-- start --
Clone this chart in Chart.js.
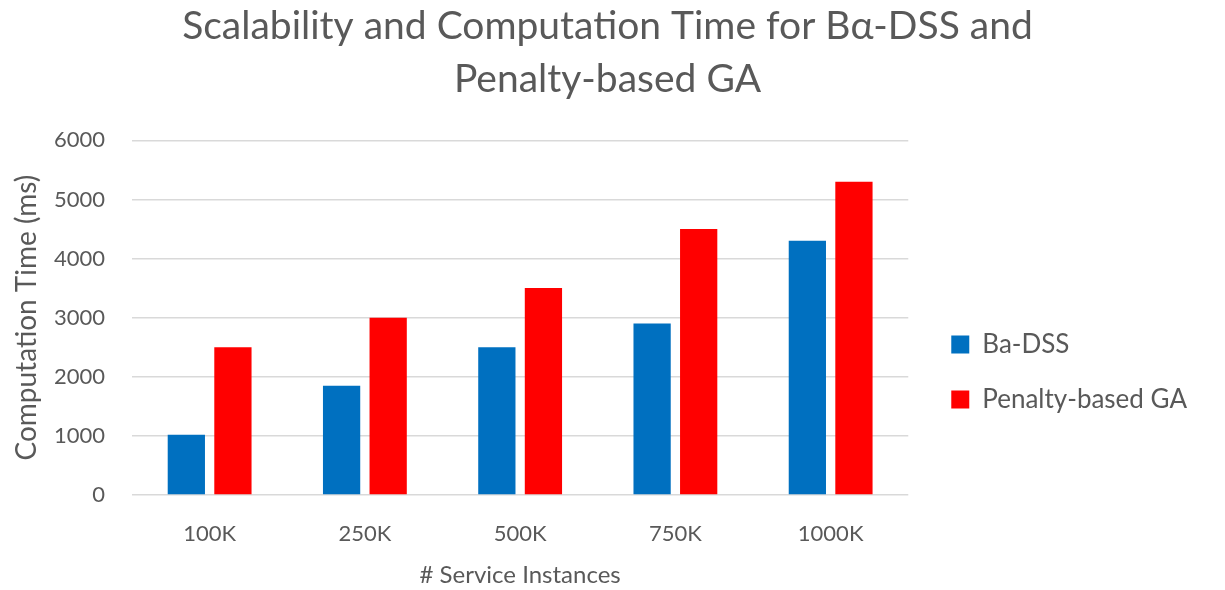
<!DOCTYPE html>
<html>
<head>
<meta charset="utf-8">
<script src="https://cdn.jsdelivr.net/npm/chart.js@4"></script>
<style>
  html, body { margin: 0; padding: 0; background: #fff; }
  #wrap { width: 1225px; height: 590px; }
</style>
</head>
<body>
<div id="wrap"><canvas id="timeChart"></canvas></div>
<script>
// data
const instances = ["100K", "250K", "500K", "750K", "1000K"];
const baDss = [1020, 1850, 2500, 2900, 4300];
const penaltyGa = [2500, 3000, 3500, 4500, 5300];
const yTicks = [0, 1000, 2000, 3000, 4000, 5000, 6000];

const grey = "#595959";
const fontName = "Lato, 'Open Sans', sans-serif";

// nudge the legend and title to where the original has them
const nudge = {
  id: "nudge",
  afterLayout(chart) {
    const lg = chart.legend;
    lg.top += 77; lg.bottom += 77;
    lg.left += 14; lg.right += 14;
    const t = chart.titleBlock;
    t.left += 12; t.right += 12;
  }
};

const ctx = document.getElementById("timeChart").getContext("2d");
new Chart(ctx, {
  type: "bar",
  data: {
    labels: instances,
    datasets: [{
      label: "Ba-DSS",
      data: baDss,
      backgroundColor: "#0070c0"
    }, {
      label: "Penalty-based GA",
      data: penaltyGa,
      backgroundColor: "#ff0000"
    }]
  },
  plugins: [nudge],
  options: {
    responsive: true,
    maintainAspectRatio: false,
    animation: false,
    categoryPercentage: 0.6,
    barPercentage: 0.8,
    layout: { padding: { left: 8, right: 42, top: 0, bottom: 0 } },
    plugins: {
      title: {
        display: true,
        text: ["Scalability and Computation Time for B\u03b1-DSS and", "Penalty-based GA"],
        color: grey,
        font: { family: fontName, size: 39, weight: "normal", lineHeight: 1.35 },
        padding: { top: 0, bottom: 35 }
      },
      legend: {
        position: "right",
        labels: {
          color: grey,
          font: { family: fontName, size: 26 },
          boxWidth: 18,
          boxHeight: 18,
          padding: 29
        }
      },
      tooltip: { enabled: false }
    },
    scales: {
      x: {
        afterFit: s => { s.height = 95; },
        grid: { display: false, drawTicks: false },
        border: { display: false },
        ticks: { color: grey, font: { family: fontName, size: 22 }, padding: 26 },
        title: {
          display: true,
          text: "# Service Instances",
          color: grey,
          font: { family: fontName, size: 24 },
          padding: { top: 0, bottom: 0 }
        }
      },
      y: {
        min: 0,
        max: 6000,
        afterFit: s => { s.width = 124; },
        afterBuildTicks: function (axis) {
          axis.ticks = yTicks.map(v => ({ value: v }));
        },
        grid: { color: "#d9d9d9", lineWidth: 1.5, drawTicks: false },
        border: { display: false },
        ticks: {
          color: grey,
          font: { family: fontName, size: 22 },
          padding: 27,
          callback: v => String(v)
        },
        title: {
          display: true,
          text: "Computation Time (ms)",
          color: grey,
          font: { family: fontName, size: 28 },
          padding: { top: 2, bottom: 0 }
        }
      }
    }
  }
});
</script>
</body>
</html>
-- end --
Repeat the lines above, starting at the first and stopping after the line that holds "const yTicks = [0, 1000, 2000, 3000, 4000, 5000, 6000];", with the pictures left out.

Clone this chart in Chart.js.
<!DOCTYPE html>
<html>
<head>
<meta charset="utf-8">
<script src="https://cdn.jsdelivr.net/npm/chart.js@4"></script>
<style>
  html, body { margin: 0; padding: 0; background: #fff; }
  #wrap { width: 1225px; height: 590px; }
</style>
</head>
<body>
<div id="wrap"><canvas id="timeChart"></canvas></div>
<script>
// data
const instances = ["100K", "250K", "500K", "750K", "1000K"];
const baDss = [1020, 1850, 2500, 2900, 4300];
const penaltyGa = [2500, 3000, 3500, 4500, 5300];
const yTicks = [0, 1000, 2000, 3000, 4000, 5000, 6000];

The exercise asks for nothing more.